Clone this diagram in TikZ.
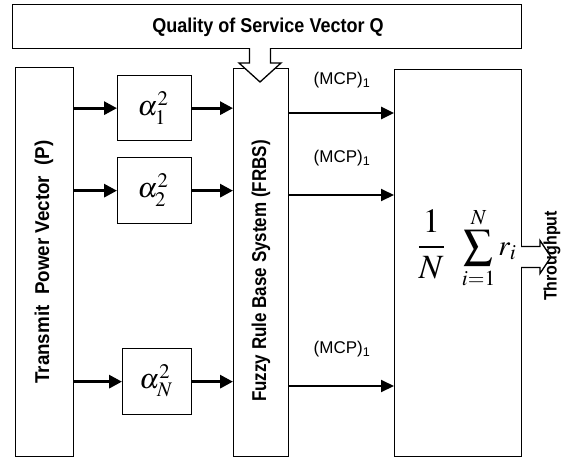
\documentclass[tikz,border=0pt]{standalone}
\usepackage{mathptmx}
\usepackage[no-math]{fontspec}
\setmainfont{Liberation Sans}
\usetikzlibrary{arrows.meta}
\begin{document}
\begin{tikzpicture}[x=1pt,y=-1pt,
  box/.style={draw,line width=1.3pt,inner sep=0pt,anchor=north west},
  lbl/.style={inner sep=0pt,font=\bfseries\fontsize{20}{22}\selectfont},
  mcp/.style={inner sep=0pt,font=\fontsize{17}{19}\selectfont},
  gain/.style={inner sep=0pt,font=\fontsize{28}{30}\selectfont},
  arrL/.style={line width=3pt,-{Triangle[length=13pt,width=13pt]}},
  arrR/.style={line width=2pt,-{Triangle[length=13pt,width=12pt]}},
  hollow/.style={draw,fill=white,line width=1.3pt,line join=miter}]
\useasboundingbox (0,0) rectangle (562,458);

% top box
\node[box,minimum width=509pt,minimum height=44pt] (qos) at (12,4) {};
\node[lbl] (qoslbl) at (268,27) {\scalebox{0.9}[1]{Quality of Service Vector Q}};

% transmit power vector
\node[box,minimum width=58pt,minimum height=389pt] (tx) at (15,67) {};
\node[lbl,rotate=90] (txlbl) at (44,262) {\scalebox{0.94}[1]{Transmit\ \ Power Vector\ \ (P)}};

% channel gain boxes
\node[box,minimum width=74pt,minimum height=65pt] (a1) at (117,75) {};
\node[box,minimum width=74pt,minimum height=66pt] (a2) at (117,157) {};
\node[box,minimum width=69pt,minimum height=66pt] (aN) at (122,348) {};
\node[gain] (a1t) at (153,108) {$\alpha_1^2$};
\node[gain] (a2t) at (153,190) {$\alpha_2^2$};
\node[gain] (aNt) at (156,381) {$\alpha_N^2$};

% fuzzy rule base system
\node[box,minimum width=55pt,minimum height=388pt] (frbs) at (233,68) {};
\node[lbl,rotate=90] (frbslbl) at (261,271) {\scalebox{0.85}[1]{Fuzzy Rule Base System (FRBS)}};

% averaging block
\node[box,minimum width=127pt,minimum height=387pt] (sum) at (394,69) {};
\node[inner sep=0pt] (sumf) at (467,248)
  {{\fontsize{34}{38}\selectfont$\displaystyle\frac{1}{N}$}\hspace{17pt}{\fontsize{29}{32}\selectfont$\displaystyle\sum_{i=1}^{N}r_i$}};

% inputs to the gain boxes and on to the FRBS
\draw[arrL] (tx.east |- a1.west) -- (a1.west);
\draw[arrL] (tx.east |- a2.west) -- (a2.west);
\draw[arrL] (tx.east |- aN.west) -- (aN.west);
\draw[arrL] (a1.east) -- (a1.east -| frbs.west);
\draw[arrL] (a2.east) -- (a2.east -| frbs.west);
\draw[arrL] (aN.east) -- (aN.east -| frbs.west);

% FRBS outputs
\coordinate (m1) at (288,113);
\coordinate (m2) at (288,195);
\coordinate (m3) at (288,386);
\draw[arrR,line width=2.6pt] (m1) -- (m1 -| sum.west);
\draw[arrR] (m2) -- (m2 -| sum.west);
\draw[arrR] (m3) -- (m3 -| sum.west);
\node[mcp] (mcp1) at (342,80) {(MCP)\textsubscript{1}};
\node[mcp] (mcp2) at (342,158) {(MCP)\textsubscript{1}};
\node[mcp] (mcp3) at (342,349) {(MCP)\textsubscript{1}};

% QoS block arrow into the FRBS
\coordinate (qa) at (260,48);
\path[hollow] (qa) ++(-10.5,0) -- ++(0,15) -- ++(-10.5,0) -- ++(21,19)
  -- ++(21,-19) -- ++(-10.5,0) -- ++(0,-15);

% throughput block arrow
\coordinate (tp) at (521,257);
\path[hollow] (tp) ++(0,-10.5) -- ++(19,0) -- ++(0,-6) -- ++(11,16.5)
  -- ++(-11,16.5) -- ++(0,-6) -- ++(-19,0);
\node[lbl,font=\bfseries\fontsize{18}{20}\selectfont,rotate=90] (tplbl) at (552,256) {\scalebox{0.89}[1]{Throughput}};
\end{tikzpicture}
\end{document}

* [Written request]: In your copy of the listing above, reproduce each line exactly and omit all pictures.

* [Exercise response]:
Clone this diagram in TikZ.
\documentclass[tikz,border=0pt]{standalone}
\usepackage{mathptmx}
\usepackage[no-math]{fontspec}
\setmainfont{Liberation Sans}
\usetikzlibrary{arrows.meta}
\begin{document}
\begin{tikzpicture}[x=1pt,y=-1pt,
  box/.style={draw,line width=1.3pt,inner sep=0pt,anchor=north west},
  lbl/.style={inner sep=0pt,font=\bfseries\fontsize{20}{22}\selectfont},
  mcp/.style={inner sep=0pt,font=\fontsize{17}{19}\selectfont},
  gain/.style={inner sep=0pt,font=\fontsize{28}{30}\selectfont},
  arrL/.style={line width=3pt,-{Triangle[length=13pt,width=13pt]}},
  arrR/.style={line width=2pt,-{Triangle[length=13pt,width=12pt]}},
  hollow/.style={draw,fill=white,line width=1.3pt,line join=miter}]
\useasboundingbox (0,0) rectangle (562,458);

% top box
\node[box,minimum width=509pt,minimum height=44pt] (qos) at (12,4) {};
\node[lbl] (qoslbl) at (268,27) {\scalebox{0.9}[1]{Quality of Service Vector Q}};

% transmit power vector
\node[box,minimum width=58pt,minimum height=389pt] (tx) at (15,67) {};
\node[lbl,rotate=90] (txlbl) at (44,262) {\scalebox{0.94}[1]{Transmit\ \ Power Vector\ \ (P)}};

% channel gain boxes
\node[box,minimum width=74pt,minimum height=65pt] (a1) at (117,75) {};
\node[box,minimum width=74pt,minimum height=66pt] (a2) at (117,157) {};
\node[box,minimum width=69pt,minimum height=66pt] (aN) at (122,348) {};
\node[gain] (a1t) at (153,108) {$\alpha_1^2$};
\node[gain] (a2t) at (153,190) {$\alpha_2^2$};
\node[gain] (aNt) at (156,381) {$\alpha_N^2$};

% fuzzy rule base system
\node[box,minimum width=55pt,minimum height=388pt] (frbs) at (233,68) {};
\node[lbl,rotate=90] (frbslbl) at (261,271) {\scalebox{0.85}[1]{Fuzzy Rule Base System (FRBS)}};

% averaging block
\node[box,minimum width=127pt,minimum height=387pt] (sum) at (394,69) {};
\node[inner sep=0pt] (sumf) at (467,248)
  {{\fontsize{34}{38}\selectfont$\displaystyle\frac{1}{N}$}\hspace{17pt}{\fontsize{29}{32}\selectfont$\displaystyle\sum_{i=1}^{N}r_i$}};

% inputs to the gain boxes and on to the FRBS
\draw[arrL] (tx.east |- a1.west) -- (a1.west);
\draw[arrL] (tx.east |- a2.west) -- (a2.west);
\draw[arrL] (tx.east |- aN.west) -- (aN.west);
\draw[arrL] (a1.east) -- (a1.east -| frbs.west);
\draw[arrL] (a2.east) -- (a2.east -| frbs.west);
\draw[arrL] (aN.east) -- (aN.east -| frbs.west);

% FRBS outputs
\coordinate (m1) at (288,113);
\coordinate (m2) at (288,195);
\coordinate (m3) at (288,386);
\draw[arrR,line width=2.6pt] (m1) -- (m1 -| sum.west);
\draw[arrR] (m2) -- (m2 -| sum.west);
\draw[arrR] (m3) -- (m3 -| sum.west);
\node[mcp] (mcp1) at (342,80) {(MCP)\textsubscript{1}};
\node[mcp] (mcp2) at (342,158) {(MCP)\textsubscript{1}};
\node[mcp] (mcp3) at (342,349) {(MCP)\textsubscript{1}};

% QoS block arrow into the FRBS
\coordinate (qa) at (260,48);
\path[hollow] (qa) ++(-10.5,0) -- ++(0,15) -- ++(-10.5,0) -- ++(21,19)
  -- ++(21,-19) -- ++(-10.5,0) -- ++(0,-15);

% throughput block arrow
\coordinate (tp) at (521,257);
\path[hollow] (tp) ++(0,-10.5) -- ++(19,0) -- ++(0,-6) -- ++(11,16.5)
  -- ++(-11,16.5) -- ++(0,-6) -- ++(-19,0);
\node[lbl,font=\bfseries\fontsize{18}{20}\selectfont,rotate=90] (tplbl) at (552,256) {\scalebox{0.89}[1]{Throughput}};
\end{tikzpicture}
\end{document}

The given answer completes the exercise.